Each Application Protocol includes a scope describing its purpose, an activity diagram describing the functions that an engineer needs to perform within that scope, and an Application Requirement Model describing the information requirements of those activities. These information requirements are then mapped into the common set of Integrated Resources and the result is a data exchange standard for the activities within the scope.

The ultimate goal is for STEP to cover the entire life cycle, from conceptual design to final disposal, for all kinds of products. However, it will be a number of years before this goal is reached. The most tangible advantage of STEP to users today is the ability to exchange design data as solid models and assemblies of solid models. Other data exchange standards, such as the newer versions of IGES, also support the exchange of solid models, but less well.

STEP led the way with three dimensional data exchange by organizing an implementation forum for the CAD vendors so that they could continually improve the quality of the solid model data exchanges. The history of this success is relatively interesting because it show that the initial reluctance of vendors to implement user-defined standards can be overcome with enough perseverance.
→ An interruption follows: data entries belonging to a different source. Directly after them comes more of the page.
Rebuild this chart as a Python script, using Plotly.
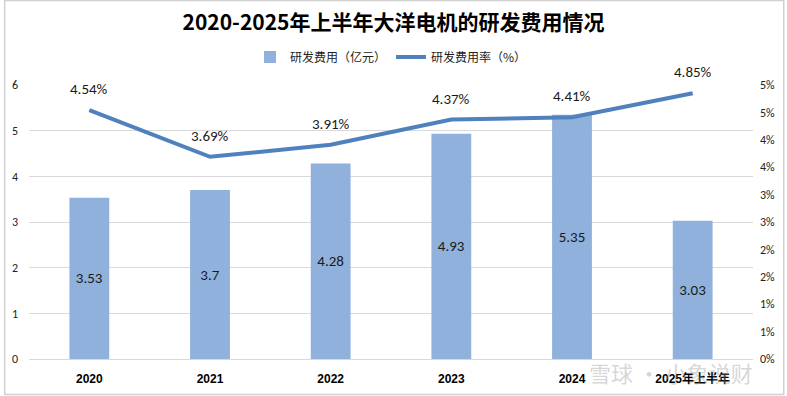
import plotly.graph_objects as go

categories = ["2020", "2021", "2022", "2023", "2024", "2025年上半年"]
rd_expense = [3.53, 3.70, 4.28, 4.93, 5.35, 3.03]
rd_ratio = [4.54, 3.69, 3.91, 4.37, 4.41, 4.85]
rd_expense_labels = ["3.53", "3.7", "4.28", "4.93", "5.35", "3.03"]
rd_ratio_labels = ["4.54%", "3.69%", "3.91%", "4.37%", "4.41%", "4.85%"]
left_ticks = [0, 1, 2, 3, 4, 5, 6]
right_tickvals = [0, 0.5, 1, 1.5, 2, 2.5, 3, 3.5, 4, 4.5, 5]
right_ticktext = ["0%", "1%", "1%", "2%", "2%", "3%", "3%", "4%", "4%", "5%", "5%"]

NUM_FONT = "Carlito, Calibri, 'Liberation Sans', 'Noto Sans CJK SC', sans-serif"
CJK_FONT = "'Noto Sans CJK SC', sans-serif"

fig = go.Figure()
fig.add_trace(go.Bar(
    x=categories, y=rd_expense, name="研发费用（亿元）",
    marker=dict(color="#8fb1dc", line=dict(width=0)),
    width=0.33,
    text=rd_expense_labels, textposition="inside", insidetextanchor="middle",
    textfont=dict(size=15, color="#1a1a1a", family=NUM_FONT),
    textangle=0,
    yaxis="y",
))
fig.add_trace(go.Scatter(
    x=categories, y=rd_ratio, name="研发费用率（%）",
    mode="lines",
    line=dict(color="#4f81bd", width=4),
    yaxis="y2", cliponaxis=False,
))

annotations = []
for i, (v, t) in enumerate(zip(rd_ratio, rd_ratio_labels)):
    annotations.append(dict(x=i, y=v, xref="x", yref="y2", text=t, showarrow=False,
                            yshift=21, font=dict(size=15, color="#1a1a1a", family=NUM_FONT)))
annotations.append(dict(text="雪球 · 小象说财", xref="paper", yref="paper",
                        x=1.003, y=-0.047, xanchor="right", yanchor="middle", showarrow=False,
                        font=dict(size=22, color="rgba(150,150,150,0.4)", family=CJK_FONT)))

fig.update_layout(
    width=787, height=396,
    margin=dict(l=25, r=32, t=85, b=37),
    paper_bgcolor="white", plot_bgcolor="white",
    title=dict(text="<b>2020-2025年上半年大洋电机的研发费用情况</b>",
               x=0.5, xanchor="center", y=0.944, yanchor="middle",
               font=dict(size=21, color="#000000", family=CJK_FONT)),
    legend=dict(orientation="h", x=0.5, xanchor="center", y=1.102, yanchor="middle",
                font=dict(size=12, color="#222222", family=CJK_FONT),
                itemwidth=30, bgcolor="rgba(0,0,0,0)"),
    showlegend=True,
    bargap=0.67,
    xaxis=dict(type="category", range=[-0.5, len(categories) - 0.5], automargin=False,
               showgrid=False, showline=True, linecolor="#d9d9d9", linewidth=1,
               ticks="", ticklabelstandoff=9,
               tickfont=dict(size=12, color="#000000", family="'Liberation Sans', " + CJK_FONT),
               tickprefix="<b>", ticksuffix="</b>"),
    yaxis=dict(range=[0, 6], tickvals=left_ticks, showgrid=True, gridcolor="#d9d9d9",
               gridwidth=1, zeroline=False, showline=False,
               tickfont=dict(size=12, color="#222222", family=NUM_FONT), ticklabelstandoff=10),
    yaxis2=dict(range=[0, 5], overlaying="y", side="right", tickvals=right_tickvals,
                ticktext=right_ticktext, showgrid=False, zeroline=False,
                tickfont=dict(size=12, color="#222222", family=NUM_FONT), ticklabelstandoff=6),
    shapes=[dict(type="rect", xref="paper", yref="paper", x0=-24.5/730, x1=(730+31)/730,
                 y0=-35.5/274, y1=(274+84.5)/274, line=dict(color="#d0d0d0", width=1.5),
                 fillcolor="rgba(0,0,0,0)", layer="below")],
    annotations=annotations,
)

fig.write_html("out.html", config={"displayModeBar": False},
               post_script="document.body.style.margin='0';")
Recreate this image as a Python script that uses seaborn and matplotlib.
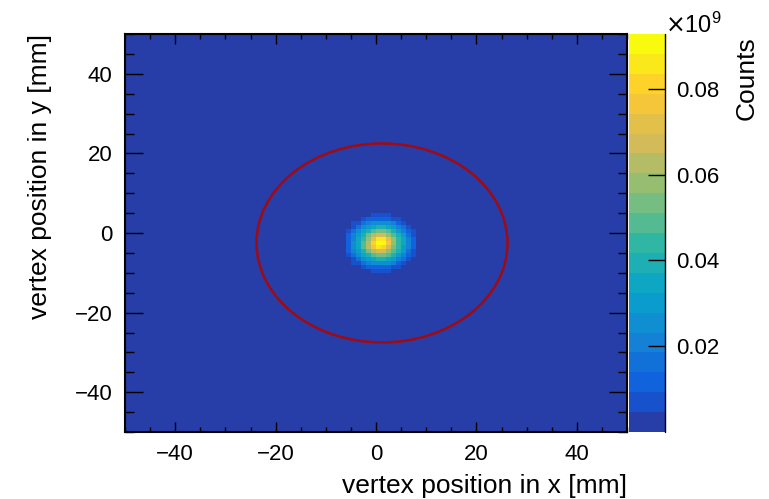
import numpy as np
import pandas as pd
import matplotlib
matplotlib.use('Agg')
import matplotlib.pyplot as plt
from matplotlib.colors import LinearSegmentedColormap, ListedColormap
from matplotlib.patches import Ellipse
from matplotlib.ticker import MultipleLocator
import seaborn as sns

# histogram binning (1 mm bins from -50 to 50 mm)
x_edges = np.arange(-50, 51)
y_edges = np.arange(-50, 51)

# beam spot counts (in units of 1e6), bins x = -7..9 mm, y = 6..-10 mm (top row first)
spot_x0 = -7
spot_y0 = -10
spot_counts = [
    [0.7, 1.0, 1.2, 1.5, 2.1, 2.2, 2.4, 2.5, 2.5, 2.4, 2.2, 1.9, 1.4, 1.2, 0.9, 0.7],
    [1.0, 1.3, 2.2, 2.4, 3.1, 4.1, 5.0, 5.5, 5.4, 4.9, 3.8, 2.9, 2.4, 1.9, 1.4, 1.0],
    [1.4, 2.0, 2.7, 4.2, 6.8, 9.8, 12.5, 13.9, 13.7, 12.1, 9.0, 6.1, 3.8, 2.5, 2.2, 1.3],
    [1.9, 2.7, 4.8, 8.8, 14.5, 20.0, 23.8, 25.9, 25.6, 23.4, 18.9, 13.3, 7.9, 4.3, 2.5, 1.7],
    [2.4, 4.3, 8.9, 16.4, 24.2, 30.8, 35.4, 37.9, 37.5, 34.6, 29.5, 22.8, 14.8, 7.9, 3.7, 2.2],
    [3.2, 6.9, 14.6, 24.1, 33.0, 41.2, 47.9, 51.7, 51.3, 47.0, 39.4, 31.3, 22.3, 12.8, 5.7, 2.8],
    [4.2, 9.8, 19.9, 30.2, 40.7, 51.4, 61.6, 67.5, 66.7, 59.8, 49.3, 38.4, 28.2, 17.7, 8.3, 3.5],
    [4.5, 12.0, 22.5, 33.5, 45.5, 57.0, 72.0, 84.0, 85.0, 74.0, 60.0, 45.5, 32.5, 21.0, 10.3, 4.3],
    [4.5, 13.0, 24.3, 35.7, 48.6, 63.4, 79.6, 90.5, 89.3, 76.6, 60.3, 46.0, 33.4, 22.0, 11.1, 4.5],
    [4.5, 12.5, 24.0, 35.5, 47.5, 63.0, 77.0, 85.0, 80.0, 68.0, 54.0, 42.0, 31.5, 20.5, 10.0, 4.3],
    [4.2, 9.8, 19.9, 30.2, 40.7, 51.4, 61.6, 67.5, 66.7, 59.8, 49.3, 38.4, 28.2, 17.7, 8.3, 3.5],
    [3.2, 6.9, 14.6, 24.1, 33.0, 41.2, 47.9, 51.7, 51.3, 47.0, 39.4, 31.3, 22.3, 12.8, 5.7, 2.8],
    [2.4, 4.3, 8.9, 16.4, 24.2, 30.8, 35.4, 37.9, 37.5, 34.6, 29.5, 22.8, 14.8, 7.9, 3.7, 2.2],
    [1.9, 2.7, 4.8, 8.8, 14.5, 20.0, 23.8, 25.9, 25.6, 23.4, 18.9, 13.3, 7.9, 4.3, 2.5, 1.7],
    [1.4, 2.0, 2.7, 4.2, 6.8, 9.8, 12.5, 13.9, 13.7, 12.1, 9.0, 6.1, 3.8, 2.5, 2.2, 1.3],
    [1.0, 1.3, 2.2, 2.4, 3.1, 4.1, 5.0, 5.5, 5.4, 4.9, 3.8, 2.9, 2.4, 1.9, 1.4, 1.0],
]
z_max = 92.8  # top of colour scale, 1e6 counts

# fiducial circle
circle_x = 1.2
circle_y = -2.5
circle_r = 25.0

cbar_ticks = [20, 40, 60, 80]
cbar_labels = ['0.02', '0.04', '0.06', '0.08']
x_major = [-40, -20, 0, 20, 40]
y_major = [-40, -20, 0, 20, 40]

# build full histogram (row 0 = lowest y)
nx = len(x_edges) - 1
ny = len(y_edges) - 1
hist = np.zeros((ny, nx))
spot = np.array(spot_counts)[::-1]
r0 = spot_y0 - y_edges[0]
c0 = spot_x0 - x_edges[0]
hist[r0:r0 + spot.shape[0], c0:c0 + spot.shape[1]] = spot
df = pd.DataFrame(hist, index=y_edges[:-1], columns=x_edges[:-1])

# ROOT kBird palette, 20 contour levels
bird = LinearSegmentedColormap.from_list('bird', list(zip(
    np.linspace(0, 1, 9),
    zip([0.2082, 0.0592, 0.0780, 0.0232, 0.1802, 0.5301, 0.8186, 0.9956, 0.9764],
        [0.1664, 0.3599, 0.5041, 0.6419, 0.7178, 0.7492, 0.7328, 0.7862, 0.9832],
        [0.5293, 0.8684, 0.8385, 0.7914, 0.6425, 0.4662, 0.3499, 0.1968, 0.0539]))))
ndiv = 20
levels_idx = [int((i + 0.99) * 255 / ndiv) / 254 for i in range(ndiv)]
cmap = ListedColormap([bird(t) for t in levels_idx])

sns.set_style('white')
plt.rcParams['font.family'] = ['Liberation Sans', 'DejaVu Sans']
plt.rcParams['axes.unicode_minus'] = True
for k in ['text.color', 'axes.labelcolor', 'xtick.color', 'ytick.color']:
    plt.rcParams[k] = 'black'

W, H = 769, 499
fig = plt.figure(figsize=(W / 100, H / 100), dpi=100)
ax = fig.add_axes([125 / W, 1 - 432 / H, 502 / W, 398 / H])
cax = fig.add_axes([629 / W, 1 - 432 / H, 36 / W, 398 / H])

sns.heatmap(df, ax=ax, cbar_ax=cax, cmap=cmap, vmin=0, vmax=z_max,
            xticklabels=False, yticklabels=False, linewidths=0)
ax.set_xlim(0, nx)
ax.set_ylim(0, ny)
ax.set_xlabel('')
ax.set_ylabel('')
ax.set_axisbelow(False)
cax.set_axisbelow(False)


def hx(x):
    return x - x_edges[0]


def hy(y):
    return y - y_edges[0]


ax.add_patch(Ellipse((hx(circle_x), hy(circle_y)), 2 * circle_r, 2 * circle_r,
                     fill=False, edgecolor='#a00a12', lw=1.8))

for s in ax.spines.values():
    s.set_visible(True)
    s.set_color('black')
    s.set_linewidth(1.5)
    s.set_zorder(5)

ax.set_xticks([hx(v) for v in x_major])
ax.set_xticklabels([str(v).replace('-', '\u2212') for v in x_major])
ax.set_yticks([hy(v) for v in y_major])
ax.set_yticklabels([str(v).replace('-', '\u2212') for v in y_major])
ax.xaxis.set_minor_locator(MultipleLocator(5))
ax.yaxis.set_minor_locator(MultipleLocator(5))
ax.tick_params(axis='both', which='both', direction='in', top=True, right=True,
               bottom=True, left=True, labelsize=16, width=1, color='black')
ax.tick_params(axis='x', which='major', length=7.2, pad=9, labelrotation=0)
ax.tick_params(axis='x', which='minor', length=3.6)
ax.tick_params(axis='y', which='major', length=13, pad=9)
ax.tick_params(axis='y', which='minor', length=6.5)

# colour bar
cb = ax.collections[0].colorbar
cb.outline.set_visible(False)
cax.plot([1, 1], [0, 1], transform=cax.transAxes, color='black', lw=1,
         clip_on=False, zorder=5)
cax.yaxis.set_ticks_position('right')
cax.set_yticks(cbar_ticks)
cax.set_yticklabels(cbar_labels)
cax.tick_params(axis='y', which='major', direction='in', length=12.5, width=1,
                labelsize=16, pad=8, color='black')
cax.minorticks_off()

fig.text(665 / W, 1 - 33 / H, r'$\times\mathregular{10^{9}}$', fontsize=17,
         ha='left', va='baseline')
fig.text(747 / W, 1 - 36 / H, 'Counts', fontsize=19, rotation=90,
         ha='center', va='top')
fig.text(627 / W, 1 - 486 / H, 'vertex position in x [mm]', fontsize=19,
         ha='right', va='center')
fig.text(40 / W, 1 - 34 / H, 'vertex position in y [mm]', fontsize=19,
         rotation=90, ha='center', va='top')

fig.savefig('out.png', dpi=100, facecolor='white')
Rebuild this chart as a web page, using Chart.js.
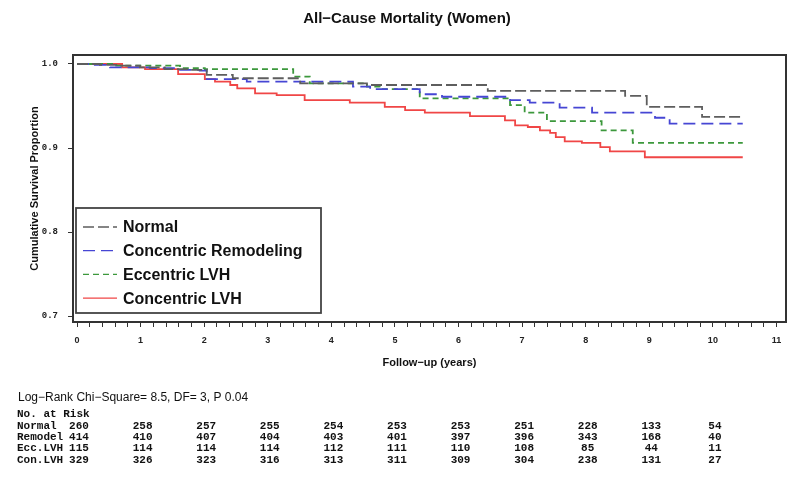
<!DOCTYPE html>
<html>
<head>
<meta charset="utf-8">
<title>All-Cause Mortality (Women)</title>
<script src="https://cdn.jsdelivr.net/npm/chart.js@4.4.1/dist/chart.umd.min.js"></script>
<style>
  html, body { margin: 0; padding: 0; background: #fff; }
</style>
</head>
<body>
<canvas id="km" width="800" height="483"></canvas>
<script>
// Kaplan-Meier steps (years, survival)
const normalT = [0, 0.36, 0.68, 0.99, 1.38, 1.78, 2.04, 2.45, 3.51, 4.56, 6.46, 8.62, 8.96, 9.83, 10.47];
const normalS = [1.0, 0.999, 0.998, 0.996, 0.994, 0.993, 0.987, 0.983, 0.977, 0.975, 0.968, 0.962, 0.949, 0.937, 0.937];

const remodelT = [0, 0.28, 0.52, 1.15, 1.62, 1.93, 2.04, 2.67, 4.34, 4.61, 5.39, 5.74, 6.81, 7.12, 7.59, 8.10, 9.09, 9.32, 10.47];
const remodelS = [1.0, 0.999, 0.996, 0.995, 0.993, 0.992, 0.982, 0.979, 0.973, 0.970, 0.964, 0.961, 0.957, 0.954, 0.948, 0.942, 0.936, 0.929, 0.929];

const eccT = [0, 0.60, 1.62, 2.01, 3.40, 3.66, 4.56, 4.76, 5.39, 6.81, 7.04, 7.39, 8.25, 8.74, 10.47];
const eccS = [1.0, 0.998, 0.995, 0.994, 0.985, 0.977, 0.973, 0.970, 0.959, 0.951, 0.942, 0.932, 0.921, 0.906, 0.906];

const concT = [0, 0.71, 1.07, 1.59, 2.01, 2.17, 2.41, 2.52, 2.80, 3.14, 3.58, 4.29, 4.84, 5.16, 5.47, 6.18, 6.73, 6.89, 7.09, 7.28, 7.44, 7.53, 7.67, 7.94, 8.23, 8.38, 8.93, 10.47];
const concS = [1.0, 0.996, 0.994, 0.988, 0.982, 0.979, 0.975, 0.971, 0.965, 0.963, 0.957, 0.954, 0.949, 0.945, 0.942, 0.938, 0.933, 0.927, 0.925, 0.921, 0.918, 0.913, 0.908, 0.906, 0.901, 0.896, 0.889, 0.889];

const yTicks = [0.7, 0.8, 0.9, 1.0];
const xLabels = [0, 1, 2, 3, 4, 5, 6, 7, 8, 9, 10, 11];

// number at risk table
const riskTimes = [0, 1, 2, 3, 4, 5, 6, 7, 8, 9, 10];
const riskNames = ['Normal', 'Remodel', 'Ecc.LVH', 'Con.LVH'];
const riskNormal = [260, 258, 257, 255, 254, 253, 253, 251, 228, 133, 54];
const riskRemodel = [414, 410, 407, 404, 403, 401, 397, 396, 343, 168, 40];
const riskEcc = [115, 114, 114, 114, 112, 111, 110, 108, 85, 44, 11];
const riskConc = [329, 326, 323, 316, 313, 311, 309, 304, 238, 131, 27];
const logRankText = 'Log\u2212Rank Chi\u2212Square= 8.5, DF= 3, P 0.04';

const toPts = (t, s) => t.map((x, i) => ({ x: x, y: s[i] }));

// minor ticks every 0.2 yr, labels only on whole years
const xTickVals = [];
for (let i = 0; i <= 55; i++) xTickVals.push(Math.round(i * 2) / 10);

const SANS = '"Liberation Sans", Arial, sans-serif';
const MONO = '"Liberation Mono", "DejaVu Sans Mono", monospace';

const decor = {
    id: 'decor',
    afterDatasetsDraw(chart) {
        const { ctx, chartArea: a } = chart;
        ctx.save();
        ctx.strokeStyle = '#333';
        ctx.lineWidth = 2;
        ctx.strokeRect(a.left, a.top, a.right - a.left, a.bottom - a.top);

        // legend box inside plot
        ctx.fillStyle = '#fff';
        ctx.fillRect(76, 208, 245, 105);
        ctx.strokeStyle = '#444';
        ctx.lineWidth = 1.8;
        ctx.strokeRect(76, 208, 245, 105);
        chart.data.datasets.forEach((ds, i) => {
            const y = 227 + i * 23.7;
            ctx.beginPath();
            ctx.setLineDash(ds.borderDash || []);
            ctx.strokeStyle = ds.borderColor;
            ctx.lineWidth = 1.3;
            ctx.moveTo(83, y);
            ctx.lineTo(117, y);
            ctx.stroke();
            ctx.setLineDash([]);
            ctx.fillStyle = '#111';
            ctx.font = 'bold 16px ' + SANS;
            ctx.textBaseline = 'middle';
            ctx.textAlign = 'left';
            ctx.fillText(ds.label, 123, y + 1);
        });
        ctx.restore();
    },
    afterDraw(chart) {
        const { ctx } = chart;
        const xs = chart.scales.x;
        ctx.save();
        ctx.fillStyle = '#111';
        ctx.textBaseline = 'middle';
        ctx.textAlign = 'left';
        ctx.font = '12px ' + SANS;
        ctx.fillText(logRankText, 18, 398);

        ctx.font = 'bold 11px ' + MONO;
        ctx.fillText('No. at Risk', 17, 414);
        const rows = [riskNormal, riskRemodel, riskEcc, riskConc];
        rows.forEach((row, r) => {
            const y = 426 + r * 11.3;
            ctx.textAlign = 'left';
            ctx.fillText(riskNames[r], 17, y);
            ctx.textAlign = 'center';
            row.forEach((n, j) => {
                ctx.fillText(String(n), xs.getPixelForValue(riskTimes[j]) + 2, y);
            });
        });
        ctx.restore();
    }
};

const ctx = document.getElementById('km').getContext('2d');
new Chart(ctx, {
    type: 'line',
    data: {
        datasets: [
            { label: 'Normal', data: toPts(normalT, normalS), borderColor: '#5e5e5e', borderDash: [11, 4] },
            { label: 'Concentric Remodeling', data: toPts(remodelT, remodelS), borderColor: '#4646d4', borderDash: [12, 6] },
            { label: 'Eccentric LVH', data: toPts(eccT, eccS), borderColor: '#3c983c', borderDash: [6, 4] },
            { label: 'Concentric LVH', data: toPts(concT, concS), borderColor: '#f04646', borderDash: [] }
        ]
    },
    options: {
        responsive: false,
        animation: false,
        devicePixelRatio: 1,
        datasets: {
            line: { stepped: true, borderWidth: 1.8, pointRadius: 0, fill: false, tension: 0 }
        },
        layout: { padding: { left: 28, right: 14, top: 0, bottom: 109 } },
        plugins: {
            legend: { display: false },
            tooltip: { enabled: false },
            title: {
                display: true,
                text: 'All\u2212Cause Mortality (Women)',
                color: '#111',
                font: { family: SANS, size: 15, weight: 'bold' },
                padding: { top: 10, bottom: 27 }
            }
        },
        scales: {
            x: {
                type: 'linear',
                min: -0.063,
                max: 11.15,
                afterBuildTicks: s => { s.ticks = xTickVals.map(v => ({ value: v })); },
                afterFit: s => { s.height = 52; },
                ticks: {
                    autoSkip: false,
                    maxRotation: 0,
                    padding: 8,
                    color: '#222',
                    font: { family: SANS, size: 9, weight: 'bold' },
                    callback: v => (xLabels.includes(v) ? String(v) : '')
                },
                grid: { drawOnChartArea: false, drawTicks: true, tickLength: 5, color: '#333' },
                border: { color: '#333', width: 2 },
                title: {
                    display: true,
                    text: 'Follow\u2212up (years)',
                    color: '#111',
                    font: { family: SANS, size: 11, weight: 'bold' },
                    padding: { top: 0, bottom: 4 }
                }
            },
            y: {
                type: 'linear',
                min: 0.6929,
                max: 1.0107,
                afterBuildTicks: s => { s.ticks = yTicks.map(v => ({ value: v })); },
                afterFit: s => { s.width = 45; },
                ticks: {
                    padding: 10,
                    color: '#222',
                    font: { family: MONO, size: 9, weight: 'bold' },
                    callback: v => v.toFixed(1)
                },
                grid: { drawOnChartArea: false, drawTicks: true, tickLength: 5, color: '#333' },
                border: { color: '#333', width: 2 },
                title: {
                    display: true,
                    text: 'Cumulative Survival Proportion',
                    color: '#111',
                    font: { family: SANS, size: 11, weight: 'bold' },
                    padding: { top: 0, bottom: 0 }
                }
            }
        }
    },
    plugins: [decor]
});
</script>
</body>
</html>
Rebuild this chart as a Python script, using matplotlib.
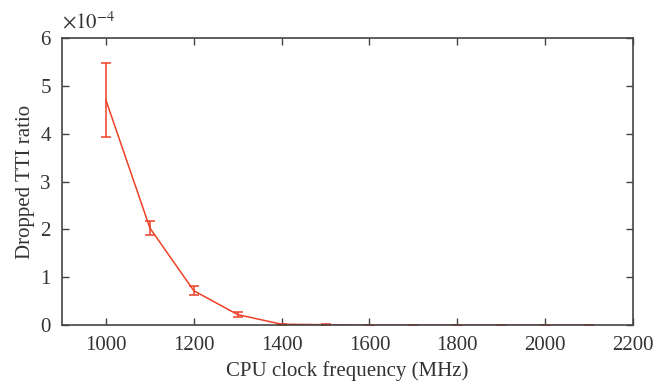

At first, in 1996, there was a significant body of opinion that solid model geometry data could not be exchanged between systems using a neutral standard. However, in 1997 Ford, Allied Signal and STEP Tools, Inc. demonstrated the first successful data exchange of 3D geometry using STEP. Once this basic capability had been demonstrated a pilot project, called AeroSTEP, was organized by Boeing and its Aircraft engine vendors to test the first translators by exchanging data about where an engine fits onto the airframe. This project started out by exchanging simple faceted models but eventually demonstrated the exchange of models with great complexity.

The AeroSTEP project made it clear that STEP data exchange of solid model data was both feasible and valuable. As a result, vendor neutral implementation forums were formed in Europe, the Far East and the USA and the quality of the translators was raised to the level that allowed anyone, including ordinary users in small organizations, to use STEP for data exchange of solid models after about 2001.